As you probobly know, Microsoft Word does not provide accurate word statistics. We pay our workers based on productivty, hence we need a reliable tool to provide word statistics.
Currently, we use PractiCount from http://www.practiline.com/
Key statistics we get are:
words
characters with spaces
characters without spaces
lines
pages
Also needed are the ability to count text in headers/footers, textboxes, footnotes, include returns but exclude non-typed characters, e.g. bullets.
This software is not very efficient and doesn’t fit into our workflow model. Is there a away to get these statistics from Aspose Words? As stated above, we cannot rely on Microsoft counts. Thanks
Thanks for your request. Using Aspose.Words you can get the following statistics information:
words
characters with spaces
characters without spaces
pages
Unfortunately, there is no way to calculate number of lines in the document.
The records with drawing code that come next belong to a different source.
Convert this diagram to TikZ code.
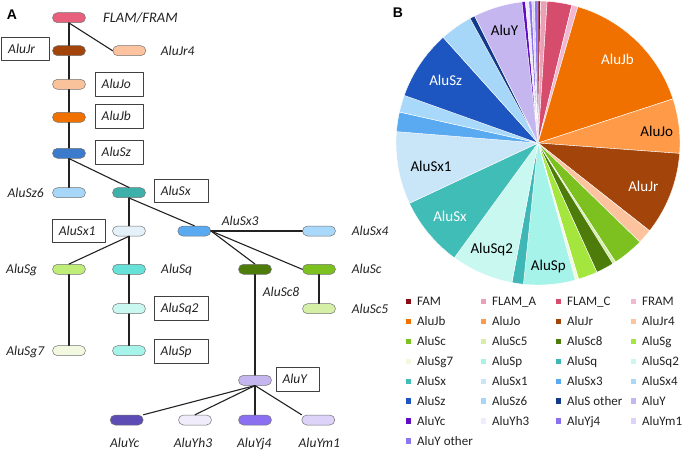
\documentclass[tikz,border=0pt]{standalone}
\usepackage{fontspec}
\setmainfont{Carlito}
\newfontfamily\panelfont{Liberation Sans}
\usetikzlibrary{positioning}
\definecolor{cFam}{HTML}{8B0A14}
\definecolor{cFlamA}{HTML}{EBA0B6}
\definecolor{cFlamC}{HTML}{D64C6C}
\definecolor{cFram}{HTML}{F2B8D2}
\definecolor{cJb}{HTML}{F07000}
\definecolor{cJo}{HTML}{FF9B48}
\definecolor{cJr}{HTML}{A3450B}
\definecolor{cJrf}{HTML}{FCC39E}
\definecolor{cSc}{HTML}{7CC11F}
\definecolor{cScf}{HTML}{D5F0A6}
\definecolor{cSce}{HTML}{4D7C0B}
\definecolor{cSg}{HTML}{A4E63E}
\definecolor{cSgs}{HTML}{F3F9E0}
\definecolor{cSp}{HTML}{A6F3EA}
\definecolor{cSq}{HTML}{3FB7B7}
\definecolor{cSqt}{HTML}{C8F8F0}
\definecolor{cSx}{HTML}{40BDB6}
\definecolor{cSxo}{HTML}{C9E5F8}
\definecolor{cSxt}{HTML}{5AAAF2}
\definecolor{cSxf}{HTML}{A9D9FA}
\definecolor{cSz}{HTML}{1D56C0}
\definecolor{cSzs}{HTML}{A6D6F8}
\definecolor{cSo}{HTML}{133A8A}
\definecolor{cY}{HTML}{C5B6F0}
\definecolor{cYc}{HTML}{5E0DC0}
\definecolor{cYh}{HTML}{F0ECFC}
\definecolor{cYj}{HTML}{8A70F0}
\definecolor{cYm}{HTML}{DDD2F8}
\definecolor{cYo}{HTML}{8B78F0}
\definecolor{tFlam}{HTML}{E8607C}
\definecolor{tJo}{HTML}{FAC29A}
\definecolor{tSz}{HTML}{3C7ACC}
\definecolor{tSx}{HTML}{3DB0AA}
\definecolor{tSxo}{HTML}{E4F1FA}
\definecolor{tSq}{HTML}{66E2D8}
\definecolor{tYc}{HTML}{5C4CB4}
\definecolor{ink}{HTML}{222222}
\begin{document}
\begin{tikzpicture}[x=1pt,y=-1pt,line join=round,line cap=round,
	pill/.style={draw=black!55,line width=0.5pt,rounded corners=5pt,minimum width=33pt,minimum height=10pt,inner sep=0pt,fill=#1},
	tag/.style={draw=black!75,line width=0.6pt,fill=white,inner xsep=6.5pt,inner ysep=0pt,minimum height=23.5pt,text width=#1,align=left,text height=9pt,text depth=0pt,text=ink,font=\fontsize{13.5}{16}\selectfont\itshape},
	tag/.default=35pt,
	lab/.style={inner sep=0pt,text height=9pt,text depth=0pt,text=ink,font=\fontsize{13.5}{16}\selectfont\itshape},
	edge/.style={line width=1.1pt,ink},
	swatch/.style={fill=#1,minimum size=5.5pt,inner sep=0pt},
	keylab/.style={inner sep=0pt,text height=8.5pt,text depth=0pt,text=ink,font=\fontsize{13}{15}\selectfont},
	slab/.style={inner sep=0pt,font=\fontsize{15}{17}\selectfont}]
	\useasboundingbox (0,0) rectangle (684,451);
	\node[font=\panelfont\bfseries\fontsize{14}{16}\selectfont] (pa) at (12,15) {A};
	\node[font=\panelfont\bfseries\fontsize{14}{16}\selectfont] (pb) at (398,13) {B};
	\node[pill=tFlam] (flam) at (69,17.7) {};
	\node[pill=cJr] (jr) at (69,50.7) {};
	\node[pill=cJrf] (jr4) at (129.3,50.7) {};
	\node[pill=tJo] (jo) at (69,84.3) {};
	\node[pill=cJb] (jb) at (69,117.3) {};
	\node[pill=tSz] (sz) at (69,153.3) {};
	\node[pill=cSzs] (sz6) at (69,192.7) {};
	\node[pill=tSx] (sx) at (129,192.7) {};
	\node[pill=tSxo] (sx1) at (129,231) {};
	\node[pill=cSxt] (sx3) at (194.3,231) {};
	\node[pill=cSxf] (sx4) at (319,231) {};
	\node[pill=cSg!70!white] (sg) at (69,269.3) {};
	\node[pill=tSq] (sq) at (129,269.3) {};
	\node[pill=cSce] (sc8) at (255,269.3) {};
	\node[pill=cSc] (sc) at (319,269.3) {};
	\node[pill=cSqt] (sq2) at (129,308.7) {};
	\node[pill=cScf] (sc5) at (319,308.7) {};
	\node[pill=cSgs] (sg7) at (69,350.7) {};
	\node[pill=cSp] (sp) at (129,350.7) {};
	\node[pill=cY] (y) at (255,380.3) {};
	\node[pill=tYc] (yc) at (126.7,420) {};
	\node[pill=cYh] (yh3) at (195,420) {};
	\node[pill=cYj] (yj4) at (255,420) {};
	\node[pill=cYm] (ym1) at (318.3,420) {};
	\draw[edge] (flam) -- (jr) -- (jo) -- (jb) -- (sz) -- (sz6);
	\draw[edge] (flam.south) -- (jr4.west);
	\draw[edge] (sz.south) -- (sx.north);
	\draw[edge] (sx) -- (sx1) -- (sq) -- (sq2) -- (sp);
	\draw[edge] (sx.south) -- (sx3.north);
	\draw[edge] (sx1.south) -- (sg.north);
	\draw[edge] (sg) -- (sg7);
	\draw[edge] (sx3) -- (sx4);
	\draw[edge] (sx3.east) -- (sc8.north);
	\draw[edge] (sx3.east) -- (sc.west);
	\draw[edge] (sc) -- (sc5);
	\draw[edge] (sc8) -- (y) -- (yj4);
	\draw[edge] (y.south) -- (yc.north east);
	\draw[edge] (y.south) -- (yh3.north);
	\draw[edge] (y.south) -- (ym1.north west);
	\node[tag=34.6pt] (tjr) at (25.5,48.7) {AluJr};
	\node[tag] (tjo) at (119.2,84.2) {AluJo};
	\node[tag] (tjb) at (119.2,116.3) {AluJb};
	\node[tag] (tsz) at (119.2,152.3) {AluSz};
	\node[tag=41pt] (tsx) at (181.3,191) {AluSx};
	\node[tag=39.7pt] (tsx1) at (78.7,231) {AluSx1};
	\node[tag=41pt] (tsq2) at (181.3,308.3) {AluSq2};
	\node[tag=41pt] (tsp) at (181.2,351.2) {AluSp};
	\node[tag=30.3pt] (ty) at (297.7,379.2) {AluY};
	\node[lab,anchor=west,font=\fontsize{14.5}{16}\selectfont\itshape] (lflam) at (103,17.7) {FLAM/FRAM};
	\node[lab,anchor=west] (ljr4) at (160.7,50.7) {AluJr4};
	\node[lab,anchor=east] (lsz6) at (44,192.7) {AluSz6};
	\node[lab,anchor=west] (lsx3) at (221.7,220.7) {AluSx3};
	\node[lab,anchor=west] (lsx4) at (351.7,231) {AluSx4};
	\node[lab,anchor=east] (lsg) at (37.3,269.3) {AluSg};
	\node[lab,anchor=west] (lsq) at (161,269.3) {AluSq};
	\node[lab,anchor=west] (lsc8) at (262.7,291.7) {AluSc8};
	\node[lab,anchor=west] (lsc) at (351.7,269.3) {AluSc};
	\node[lab,anchor=west] (lsc5) at (351.7,308.7) {AluSc5};
	\node[lab,anchor=east] (lsg7) at (44.3,350.7) {AluSg7};
	\node[lab] (lyc) at (124.7,442.7) {AluYc};
	\node[lab] (lyh3) at (193,442.7) {AluYh3};
	\node[lab] (lyj4) at (254.3,442.7) {AluYj4};
	\node[lab] (lym1) at (319.3,442.7) {AluYm1};
	\coordinate (pc) at (538,143);
	\foreach \a/\b/\col in {
		0/1.1/cFam, 1.1/3.7/cFlamA, 3.7/13.8/cFlamC, 13.8/16.3/cFram, 16.3/71.9/cJb, 71.9/94.2/cJo,
		94.2/128.2/cJr, 128.2/134.2/cJrf, 134.2/146.9/cSc, 146.9/148.2/cScf, 148.2/155.5/cSce,
		155.5/163.4/cSg, 163.4/164.8/cSgs, 164.8/185.9/cSp, 185.9/190.6/cSq, 190.6/216.1/cSqt,
		216.1/244.9/cSx, 244.9/274.6/cSxo, 274.6/282.6/cSxt, 282.6/289.6/cSxf, 289.6/318.1/cSz,
		318.1/331.4/cSzs, 331.4/333.5/cSo, 333.5/353.5/cY, 353.5/354.9/cYc, 354.9/356.3/cYh,
		356.3/357.5/cYj, 357.5/358.6/cYm, 358.6/360/cYo} {
		\filldraw[fill=\col,draw=white,line width=0.4pt] (pc) -- ++(\a-90:142) arc[start angle=\a-90,end angle=\b-90,radius=142] -- cycle;
	}
	\node[slab,text=white] (sjb) at (617.5,59.5) {AluJb};
	\node[slab] (sjo) at (656.8,131) {AluJo};
	\node[slab,text=white] (sjr) at (643.3,186) {AluJr};
	\node[slab] (ssp) at (548.3,266.7) {AluSp};
	\node[slab] (ssq2) at (491.7,249.3) {AluSq2};
	\node[slab,text=white] (ssx) at (450,216) {AluSx};
	\node[slab] (ssx1) at (431,166) {AluSx1};
	\node[slab,text=white] (ssz) at (445.7,80.7) {AluSz};
	\node[slab] (sy) at (504.5,30.7) {AluY};
	\foreach \lab/\col [count=\i from 0] in {
		FAM/cFam, FLAM\_A/cFlamA, FLAM\_C/cFlamC, FRAM/cFram,
		AluJb/cJb, AluJo/cJo, AluJr/cJr, AluJr4/cJrf,
		AluSc/cSc, AluSc5/cScf, AluSc8/cSce, AluSg/cSg,
		AluSg7/cSgs, AluSp/cSp, AluSq/cSq, AluSq2/cSqt,
		AluSx/cSx, AluSx1/cSxo, AluSx3/cSxt, AluSx4/cSxf,
		AluSz/cSz, AluSz6/cSzs, AluS other/cSo, AluY/cY,
		AluYc/cYc, AluYh3/cYh, AluYj4/cYj, AluYm1/cYm,
		AluY other/cYo} {
		\pgfmathsetmacro\lx{408.5+75*mod(\i,4)}
		\pgfmathsetmacro\ly{301.5+19.94*floor(\i/4)}
		\node[swatch=\col] (k\i) at (\lx,\ly) {};
		\node[keylab,anchor=west] (kl\i) at ([xshift=5.5pt]k\i.east) {\lab};
	}
\end{tikzpicture}
\end{document}
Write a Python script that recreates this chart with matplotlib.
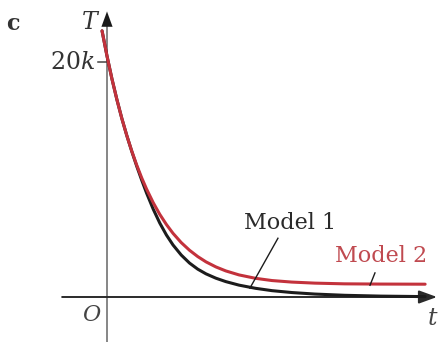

You can only get BuiltInDocumentProperties.Lines updated by MS Word.
Regarding other statistics information, here is code that allows you to get it.
// Open document
Document doc = new Document(@"Test159\in.doc");
// Update Number of words in the document
doc.UpdateWordCount();
// Get statistics information
Console.WriteLine("Pages: {0}", doc.PageCount);
Console.WriteLine("Words: {0}", doc.BuiltInDocumentProperties.Words);
Console.WriteLine("Characters with spaces : {0}", doc.BuiltInDocumentProperties.CharactersWithSpaces);
Console.WriteLine("Characters without spaces : {0}", doc.BuiltInDocumentProperties.Characters);
Regarding counting text in document elements (Headers, textboxes etc.), I think there is two ways to achieve this.
Import a particular node to an empty document and get statistics information of this document as shown above.
Thanks for your response, but this solution does not work for me since I cannot rely on Microsoft counts which have been proven to be unreliable. I’ll will assume that, in this case, Aspose cannot meet my requirement. Thank You
When you call UpdateWordCount method, Aspose.Words recalculates number of Characters, Words and Paragraphs. Therefore, values of these BuildIndocuemntProperties will be in actual state.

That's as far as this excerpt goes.